Exercise materials:
-- Start --

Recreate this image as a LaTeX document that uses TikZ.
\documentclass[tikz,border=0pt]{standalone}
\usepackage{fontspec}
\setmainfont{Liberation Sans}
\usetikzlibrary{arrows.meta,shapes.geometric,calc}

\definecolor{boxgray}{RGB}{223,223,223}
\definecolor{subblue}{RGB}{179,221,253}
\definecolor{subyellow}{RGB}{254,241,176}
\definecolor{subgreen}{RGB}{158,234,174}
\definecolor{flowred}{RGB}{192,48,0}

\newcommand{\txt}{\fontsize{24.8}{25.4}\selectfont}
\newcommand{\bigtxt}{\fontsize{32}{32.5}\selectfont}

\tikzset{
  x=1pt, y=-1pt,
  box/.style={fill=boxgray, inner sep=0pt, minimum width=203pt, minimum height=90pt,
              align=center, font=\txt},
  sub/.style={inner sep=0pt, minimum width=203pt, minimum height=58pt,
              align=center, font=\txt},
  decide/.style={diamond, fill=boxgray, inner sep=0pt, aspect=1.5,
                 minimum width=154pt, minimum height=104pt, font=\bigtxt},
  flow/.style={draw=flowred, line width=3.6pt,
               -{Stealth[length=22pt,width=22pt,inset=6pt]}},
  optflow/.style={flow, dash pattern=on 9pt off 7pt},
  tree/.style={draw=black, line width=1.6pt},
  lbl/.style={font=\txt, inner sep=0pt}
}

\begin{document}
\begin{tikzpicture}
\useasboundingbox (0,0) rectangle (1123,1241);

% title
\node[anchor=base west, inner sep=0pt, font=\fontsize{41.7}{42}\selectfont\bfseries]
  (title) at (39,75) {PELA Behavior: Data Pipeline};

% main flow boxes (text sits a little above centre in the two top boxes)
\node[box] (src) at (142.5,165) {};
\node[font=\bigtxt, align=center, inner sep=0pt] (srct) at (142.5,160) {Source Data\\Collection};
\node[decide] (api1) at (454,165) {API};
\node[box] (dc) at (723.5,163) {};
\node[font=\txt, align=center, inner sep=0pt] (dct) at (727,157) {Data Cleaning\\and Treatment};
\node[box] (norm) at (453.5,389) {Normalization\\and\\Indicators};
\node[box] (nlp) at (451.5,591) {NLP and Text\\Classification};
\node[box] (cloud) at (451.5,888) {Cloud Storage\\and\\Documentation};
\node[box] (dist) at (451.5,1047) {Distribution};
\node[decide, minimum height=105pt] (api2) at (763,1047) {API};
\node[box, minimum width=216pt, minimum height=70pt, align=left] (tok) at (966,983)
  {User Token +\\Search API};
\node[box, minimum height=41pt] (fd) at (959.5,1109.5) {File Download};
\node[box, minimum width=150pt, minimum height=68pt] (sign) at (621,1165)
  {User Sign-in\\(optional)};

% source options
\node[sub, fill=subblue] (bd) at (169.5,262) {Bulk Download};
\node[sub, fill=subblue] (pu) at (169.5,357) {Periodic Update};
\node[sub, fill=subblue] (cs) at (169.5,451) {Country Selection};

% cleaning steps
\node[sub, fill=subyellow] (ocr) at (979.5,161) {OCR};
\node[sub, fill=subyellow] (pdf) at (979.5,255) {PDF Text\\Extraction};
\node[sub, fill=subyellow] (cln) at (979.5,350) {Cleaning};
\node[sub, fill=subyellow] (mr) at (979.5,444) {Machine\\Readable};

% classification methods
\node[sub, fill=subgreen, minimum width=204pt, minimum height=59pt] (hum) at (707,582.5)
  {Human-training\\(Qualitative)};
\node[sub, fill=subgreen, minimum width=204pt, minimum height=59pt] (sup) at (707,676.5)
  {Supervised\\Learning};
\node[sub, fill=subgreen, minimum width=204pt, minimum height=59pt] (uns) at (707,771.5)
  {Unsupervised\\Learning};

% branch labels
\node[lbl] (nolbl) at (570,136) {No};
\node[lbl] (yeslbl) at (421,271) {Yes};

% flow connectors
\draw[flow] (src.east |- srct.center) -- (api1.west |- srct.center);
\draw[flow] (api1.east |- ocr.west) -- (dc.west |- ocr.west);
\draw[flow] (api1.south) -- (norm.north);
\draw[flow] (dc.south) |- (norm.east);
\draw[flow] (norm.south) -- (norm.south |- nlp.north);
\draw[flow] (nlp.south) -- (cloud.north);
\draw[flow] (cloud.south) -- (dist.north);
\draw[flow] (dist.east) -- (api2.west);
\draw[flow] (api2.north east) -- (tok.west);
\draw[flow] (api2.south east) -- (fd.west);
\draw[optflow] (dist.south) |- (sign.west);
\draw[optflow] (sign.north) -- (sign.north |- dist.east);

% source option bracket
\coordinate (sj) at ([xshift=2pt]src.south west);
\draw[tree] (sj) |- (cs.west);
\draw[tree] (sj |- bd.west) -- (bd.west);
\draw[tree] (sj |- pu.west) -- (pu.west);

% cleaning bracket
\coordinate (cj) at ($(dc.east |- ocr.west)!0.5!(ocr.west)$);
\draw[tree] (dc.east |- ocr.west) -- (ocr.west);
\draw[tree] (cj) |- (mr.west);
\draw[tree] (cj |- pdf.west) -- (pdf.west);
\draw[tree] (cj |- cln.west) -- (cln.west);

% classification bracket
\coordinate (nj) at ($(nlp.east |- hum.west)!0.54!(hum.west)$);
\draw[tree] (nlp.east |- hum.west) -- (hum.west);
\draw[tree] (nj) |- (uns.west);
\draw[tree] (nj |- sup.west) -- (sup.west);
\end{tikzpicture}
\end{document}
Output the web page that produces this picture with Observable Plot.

-- End --

Set exercise: Begin with the first line of the listing and copy exactly through the line that contains "(title) at (39,75)", please, keeping both ends and leaving out everything after.

Response to this exercise:
Recreate this image as a LaTeX document that uses TikZ.
\documentclass[tikz,border=0pt]{standalone}
\usepackage{fontspec}
\setmainfont{Liberation Sans}
\usetikzlibrary{arrows.meta,shapes.geometric,calc}

\definecolor{boxgray}{RGB}{223,223,223}
\definecolor{subblue}{RGB}{179,221,253}
\definecolor{subyellow}{RGB}{254,241,176}
\definecolor{subgreen}{RGB}{158,234,174}
\definecolor{flowred}{RGB}{192,48,0}

\newcommand{\txt}{\fontsize{24.8}{25.4}\selectfont}
\newcommand{\bigtxt}{\fontsize{32}{32.5}\selectfont}

\tikzset{
  x=1pt, y=-1pt,
  box/.style={fill=boxgray, inner sep=0pt, minimum width=203pt, minimum height=90pt,
              align=center, font=\txt},
  sub/.style={inner sep=0pt, minimum width=203pt, minimum height=58pt,
              align=center, font=\txt},
  decide/.style={diamond, fill=boxgray, inner sep=0pt, aspect=1.5,
                 minimum width=154pt, minimum height=104pt, font=\bigtxt},
  flow/.style={draw=flowred, line width=3.6pt,
               -{Stealth[length=22pt,width=22pt,inset=6pt]}},
  optflow/.style={flow, dash pattern=on 9pt off 7pt},
  tree/.style={draw=black, line width=1.6pt},
  lbl/.style={font=\txt, inner sep=0pt}
}

\begin{document}
\begin{tikzpicture}
\useasboundingbox (0,0) rectangle (1123,1241);

% title
\node[anchor=base west, inner sep=0pt, font=\fontsize{41.7}{42}\selectfont\bfseries]
  (title) at (39,75) {PELA Behavior: Data Pipeline};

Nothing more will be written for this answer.